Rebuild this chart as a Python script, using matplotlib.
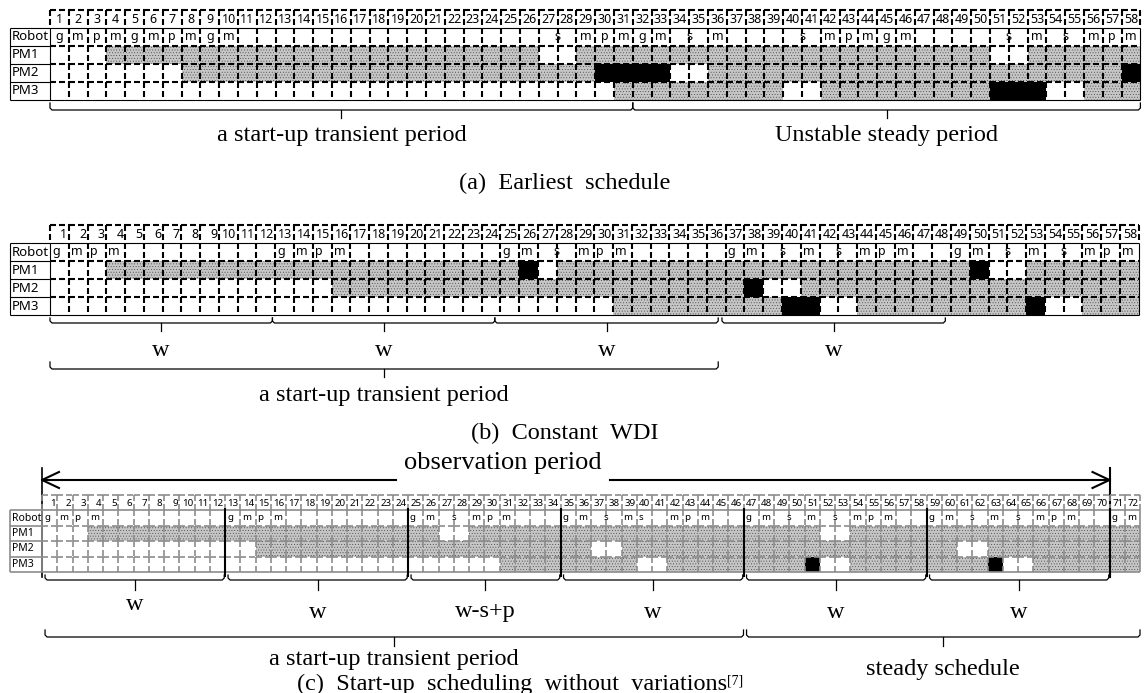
import matplotlib
matplotlib.use("Agg")
import matplotlib.pyplot as plt
from matplotlib.collections import LineCollection

W, H = 1145, 693

# ---------------- (a) earliest schedule ----------------
A_SLOTS = 58
A_ROBOT = [(1, 'g'), (2, 'm'), (3, 'p'), (4, 'm'), (5, 'g'), (6, 'm'), (7, 'p'), (8, 'm'),
           (9, 'g'), (10, 'm'), (27.5, 's'), (29, 'm'), (30, 'p'), (31, 'm'), (32, 'g'),
           (33, 'm'), (34.5, 's'), (36, 'm'), (40.5, 's'), (42, 'm'), (43, 'p'), (44, 'm'),
           (45, 'g'), (46, 'm'), (51.5, 's'), (53, 'm'), (54.5, 's'), (56, 'm'), (57, 'p'),
           (58, 'm')]
# runs of (first slot, last slot, kind) -- g: processing, b: waiting/blocked
A_PM1 = [(4, 26, 'g'), (29, 50, 'g'), (53, 58, 'g')]
A_PM2 = [(8, 29, 'g'), (30, 33, 'b'), (36, 57, 'g'), (58, 58, 'b')]
A_PM3 = [(31, 39, 'g'), (42, 50, 'g'), (51, 53, 'b'), (56, 58, 'g')]
A_BRACES = [(0, 31), (31, 58)]
A_BRACE_TEXT = ['a start-up transient period', 'Unstable steady period']

# ---------------- (b) constant WDI ----------------
B_SLOTS = 58
B_ROBOT = [(1, 'g'), (2, 'm'), (3, 'p'), (4, 'm'), (13, 'g'), (14, 'm'), (15, 'p'), (16, 'm'),
           (25, 'g'), (26, 'm'), (27.5, 's'), (29, 'm'), (30, 'p'), (31, 'm'), (37, 'g'),
           (38, 'm'), (39.5, 's'), (41, 'm'), (42.5, 's'), (44, 'm'), (45, 'p'), (46, 'm'),
           (49, 'g'), (50, 'm'), (51.5, 's'), (53, 'm'), (54.5, 's'), (56, 'm'), (57, 'p'),
           (58, 'm')]
B_PM1 = [(4, 25, 'g'), (26, 26, 'b'), (28, 49, 'g'), (50, 50, 'b'), (53, 58, 'g')]
B_PM2 = [(16, 37, 'g'), (38, 38, 'b'), (41, 58, 'g')]
B_PM3 = [(31, 39, 'g'), (40, 41, 'b'), (44, 52, 'g'), (53, 53, 'b'), (56, 58, 'g')]
B_W_BRACES = [(0, 11.85), (11.85, 23.7), (23.7, 35.6), (35.8, 47.7)]
B_W_TEXT = ['w', 'w', 'w', 'w']
B_BRACES = [(0, 35.6)]
B_BRACE_TEXT = ['a start-up transient period']

# ---------------- (c) start-up scheduling without variations ----------------
C_SLOTS = 72
C_ROBOT = [(1, 'g'), (2, 'm'), (3, 'p'), (4, 'm'), (13, 'g'), (14, 'm'), (15, 'p'), (16, 'm'),
           (25, 'g'), (26, 'm'), (27.5, 's'), (29, 'm'), (30, 'p'), (31, 'm'), (35, 'g'),
           (36, 'm'), (37.5, 's'), (39, 'm'), (40, 's'), (42, 'm'), (43, 'p'), (44, 'm'),
           (47, 'g'), (48, 'm'), (49.5, 's'), (51, 'm'), (52.5, 's'), (54, 'm'), (55, 'p'),
           (56, 'm'), (59, 'g'), (60, 'm'), (61.5, 's'), (63, 'm'), (64.5, 's'), (66, 'm'),
           (67, 'p'), (68, 'm'), (71, 'g'), (72, 'm')]
C_PM1 = [(4, 26, 'g'), (29, 51, 'g'), (54, 72, 'g')]
C_PM2 = [(15, 36, 'g'), (39, 60, 'g'), (63, 72, 'g')]
C_PM3 = [(31, 39, 'g'), (42, 50, 'g'), (51, 51, 'b'), (54, 62, 'g'), (63, 63, 'b'), (66, 72, 'g')]
C_CUTS = [12, 24, 34, 46, 58, 70]
C_W_TEXT = ['w', 'w', 'w-s+p', 'w', 'w', 'w']
C_BRACES = [(0, 46), (46, 72)]
C_BRACE_TEXT = ['a start-up transient period', 'steady schedule']
C_OBS = (0, 70)

ROW_NAMES = ['Robot', 'PM1', 'PM2', 'PM3']
SERIF = ['Liberation Serif', 'DejaVu Serif']
SANS = ['Noto Sans', 'DejaVu Sans']

# pixel geometry of each table: left edge of slot 1, slot width, header top, row height
GEO_A = dict(x0=50, w=18.8, y0=10, h=18, xl=10, fs=9, num='center')
GEO_B = dict(x0=50, w=18.77, y0=225, h=18, xl=10, fs=9, num='right')
GEO_C = dict(x0=42, w=15.25, y0=495, h=15.4, xl=10, fs=7, num='right')

STYLE_BW = dict(dash='black', dlw=1.5, solid='black', slw=0.8)
STYLE_GRAY = dict(dash='#8c8c8c', dlw=1.2, solid='#8c8c8c', slw=1.2)

plt.rcParams['hatch.linewidth'] = 0.3

fig = plt.figure(figsize=(W / 100, H / 100), dpi=100)
ov = fig.add_axes([0, 0, 1, 1])
ov.set_xlim(0, W)
ov.set_ylim(H, 0)
ov.axis('off')


def px(g, k):
    return g['x0'] + k * g['w']


def draw_table(g, n, robot, pms, st):
    ax = fig.add_axes([0, 0, 1, 1])
    ax.set_xlim(-g['x0'] / g['w'], (W - g['x0']) / g['w'])
    ax.set_ylim((H - g['y0']) / g['h'], -g['y0'] / g['h'])
    ax.axis('off')
    ax.patch.set_alpha(0)
    xl = (g['xl'] - g['x0']) / g['w']

    for i, runs in enumerate(pms):
        gray = [(s - 1, e - s + 1) for s, e, k in runs if k == 'g']
        black = [(s - 1, e - s + 1) for s, e, k in runs if k == 'b']
        ax.broken_barh(gray, (2 + i, 1), facecolor='#c6c6c6', edgecolor='#404040',
                       hatch='......', linewidth=0, zorder=1)
        if black:
            ax.broken_barh(black, (2 + i, 1), facecolor='black', linewidth=0, zorder=1)

    dashed = []
    dashed += [[(k, 0), (k + 1, 0)] for k in range(n)]
    dashed += [[(k, 0), (k, 1)] for k in range(n + 1)]
    for r in (2, 3, 4):
        dashed += [[(k, r), (k + 1, r)] for k in range(n)]
    for r in (1, 2, 3, 4):
        dashed += [[(k, r), (k, r + 1)] for k in range(1, n)]
    dl = 6 / (st['dlw'] * 1.389)
    gl = 3 / (st['dlw'] * 1.389)
    ax.add_collection(LineCollection(dashed, colors=st['dash'], linewidths=st['dlw'],
                                     linestyles=[(0, (dl, gl))], zorder=2))

    solid = [[(xl, 1), (n, 1)], [(xl, 5), (n, 5)], [(xl, 1), (xl, 5)],
             [(0, 1), (0, 5)], [(n, 1), (n, 5)]]
    solid += [[(xl, r), (0, r)] for r in (2, 3, 4)]
    ax.add_collection(LineCollection(solid, colors=st['solid'], linewidths=st['slw'], zorder=3))

    for i, name in enumerate(ROW_NAMES):
        ax.text(xl + 2 / g['w'], 1.5 + i, name, ha='left', va='center',
                fontsize=g['fs'] + 0.5, family=SANS, zorder=4)

    for k in range(1, n + 1):
        if g['num'] == 'center':
            ax.text(k - 0.5, 0.55, str(k), ha='center', va='center',
                    fontsize=g['fs'], family=SANS, zorder=4)
        else:
            ax.text(k - 1.5 / g['w'], 0.55, str(k), ha='right', va='center',
                    fontsize=g['fs'], family=SANS, zorder=4)

    for pos, lab in robot:
        if g['num'] == 'center' or pos % 1:
            ax.text(pos - 0.5, 1.45, lab, ha='center', va='center',
                    fontsize=g['fs'], family=SANS, zorder=4)
        else:
            ax.text(pos - 1 + 2 / g['w'], 1.45, lab, ha='left', va='center',
                    fontsize=g['fs'], family=SANS, zorder=4)
    return ax


def brace(g, k1, k2, ytop, ymid, ybot, lw=0.9):
    x1, x2 = px(g, k1), px(g, k2)
    xc = (x1 + x2) / 2
    ov.plot([x1, x1, x1 + 2, x2 - 2, x2, x2], [ytop, ymid - 2, ymid, ymid, ymid - 2, ytop],
            color='black', lw=lw, solid_joinstyle='round')
    ov.plot([xc, xc], [ymid, ybot], color='black', lw=lw)
    return xc


TXT = dict(family=SERIF, fontsize=17.5, ha='center', va='center')

# (a)
draw_table(GEO_A, A_SLOTS, A_ROBOT, [A_PM1, A_PM2, A_PM3], STYLE_BW)
for (k1, k2), lab in zip(A_BRACES, A_BRACE_TEXT):
    xc = brace(GEO_A, k1, k2, 103, 110, 118)
    ov.text(xc, 135, lab, **TXT)
ov.text(565, 183, '(a)  Earliest  schedule', **TXT)

# (b)
draw_table(GEO_B, B_SLOTS, B_ROBOT, [B_PM1, B_PM2, B_PM3], STYLE_BW)
for (k1, k2), lab in zip(B_W_BRACES, B_W_TEXT):
    xc = brace(GEO_B, k1, k2, 318, 323, 331)
    ov.text(xc, 350, lab, **TXT)
for (k1, k2), lab in zip(B_BRACES, B_BRACE_TEXT):
    xc = brace(GEO_B, k1, k2, 362, 369, 377)
    ov.text(xc, 396, lab, **TXT)
ov.text(565, 433, '(b)  Constant  WDI', **TXT)

# (c)
axc = draw_table(GEO_C, C_SLOTS, C_ROBOT, [C_PM1, C_PM2, C_PM3], STYLE_GRAY)
axc.add_collection(LineCollection([[(k, 0.85), (k, 5.3)] for k in C_CUTS],
                                  colors='black', linewidths=1.5, zorder=5))
edges = [0] + C_CUTS
for i, lab in enumerate(C_W_TEXT):
    xc = brace(GEO_C, edges[i] + 0.2, edges[i + 1] - 0.05, 575, 580, 590)
    ov.text(xc, 604 if i == 0 else 612, lab, **TXT)
ys = [660, 670]
for (k1, k2), lab, y in zip(C_BRACES, C_BRACE_TEXT, ys):
    xc = brace(GEO_C, k1 + 0.2, k2, 630, 637, 646)
    ov.text(xc, y, lab, **TXT)

# observation period arrow
xa, xb = px(GEO_C, C_OBS[0]), px(GEO_C, C_OBS[1])
obs = ov.text(503, 463, 'observation period', family=SERIF, fontsize=19,
              ha='center', va='center')
fig.canvas.draw()
bb = obs.get_window_extent().transformed(ov.transData.inverted())
ya = 480
ov.plot([xa, bb.x0 - 8], [ya, ya], color='black', lw=1.5)
ov.plot([bb.x1 + 8, xb], [ya, ya], color='black', lw=1.5)
ov.plot([xa + 17, xa, xa + 17], [ya - 8, ya, ya + 8], color='black', lw=1.5)
ov.plot([xb - 17, xb, xb - 17], [ya - 8, ya, ya + 8], color='black', lw=1.5)
ov.plot([xa, xa], [468, 577], color='black', lw=1.2)
ov.plot([xb, xb], [468, 577], color='black', lw=1.5)

cap = ov.text(512, 684, '(c)  Start-up  scheduling  without  variations', **TXT)
ov.annotate('[7]', xy=(1.0, 0.95), xycoords=cap, ha='left', va='top',
            family=SERIF, fontsize=10)

fig.savefig('out.png', dpi=100, facecolor='white')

Exercise instructions -> Write out the lines from the start of the material to the line with "B_BRACE_TEXT = ['a", inclusive and exactly. Skip the pictures.

Expected output ->
Rebuild this chart as a Python script, using matplotlib.
import matplotlib
matplotlib.use("Agg")
import matplotlib.pyplot as plt
from matplotlib.collections import LineCollection

W, H = 1145, 693

# ---------------- (a) earliest schedule ----------------
A_SLOTS = 58
A_ROBOT = [(1, 'g'), (2, 'm'), (3, 'p'), (4, 'm'), (5, 'g'), (6, 'm'), (7, 'p'), (8, 'm'),
           (9, 'g'), (10, 'm'), (27.5, 's'), (29, 'm'), (30, 'p'), (31, 'm'), (32, 'g'),
           (33, 'm'), (34.5, 's'), (36, 'm'), (40.5, 's'), (42, 'm'), (43, 'p'), (44, 'm'),
           (45, 'g'), (46, 'm'), (51.5, 's'), (53, 'm'), (54.5, 's'), (56, 'm'), (57, 'p'),
           (58, 'm')]
# runs of (first slot, last slot, kind) -- g: processing, b: waiting/blocked
A_PM1 = [(4, 26, 'g'), (29, 50, 'g'), (53, 58, 'g')]
A_PM2 = [(8, 29, 'g'), (30, 33, 'b'), (36, 57, 'g'), (58, 58, 'b')]
A_PM3 = [(31, 39, 'g'), (42, 50, 'g'), (51, 53, 'b'), (56, 58, 'g')]
A_BRACES = [(0, 31), (31, 58)]
A_BRACE_TEXT = ['a start-up transient period', 'Unstable steady period']

# ---------------- (b) constant WDI ----------------
B_SLOTS = 58
B_ROBOT = [(1, 'g'), (2, 'm'), (3, 'p'), (4, 'm'), (13, 'g'), (14, 'm'), (15, 'p'), (16, 'm'),
           (25, 'g'), (26, 'm'), (27.5, 's'), (29, 'm'), (30, 'p'), (31, 'm'), (37, 'g'),
           (38, 'm'), (39.5, 's'), (41, 'm'), (42.5, 's'), (44, 'm'), (45, 'p'), (46, 'm'),
           (49, 'g'), (50, 'm'), (51.5, 's'), (53, 'm'), (54.5, 's'), (56, 'm'), (57, 'p'),
           (58, 'm')]
B_PM1 = [(4, 25, 'g'), (26, 26, 'b'), (28, 49, 'g'), (50, 50, 'b'), (53, 58, 'g')]
B_PM2 = [(16, 37, 'g'), (38, 38, 'b'), (41, 58, 'g')]
B_PM3 = [(31, 39, 'g'), (40, 41, 'b'), (44, 52, 'g'), (53, 53, 'b'), (56, 58, 'g')]
B_W_BRACES = [(0, 11.85), (11.85, 23.7), (23.7, 35.6), (35.8, 47.7)]
B_W_TEXT = ['w', 'w', 'w', 'w']
B_BRACES = [(0, 35.6)]
B_BRACE_TEXT = ['a start-up transient period']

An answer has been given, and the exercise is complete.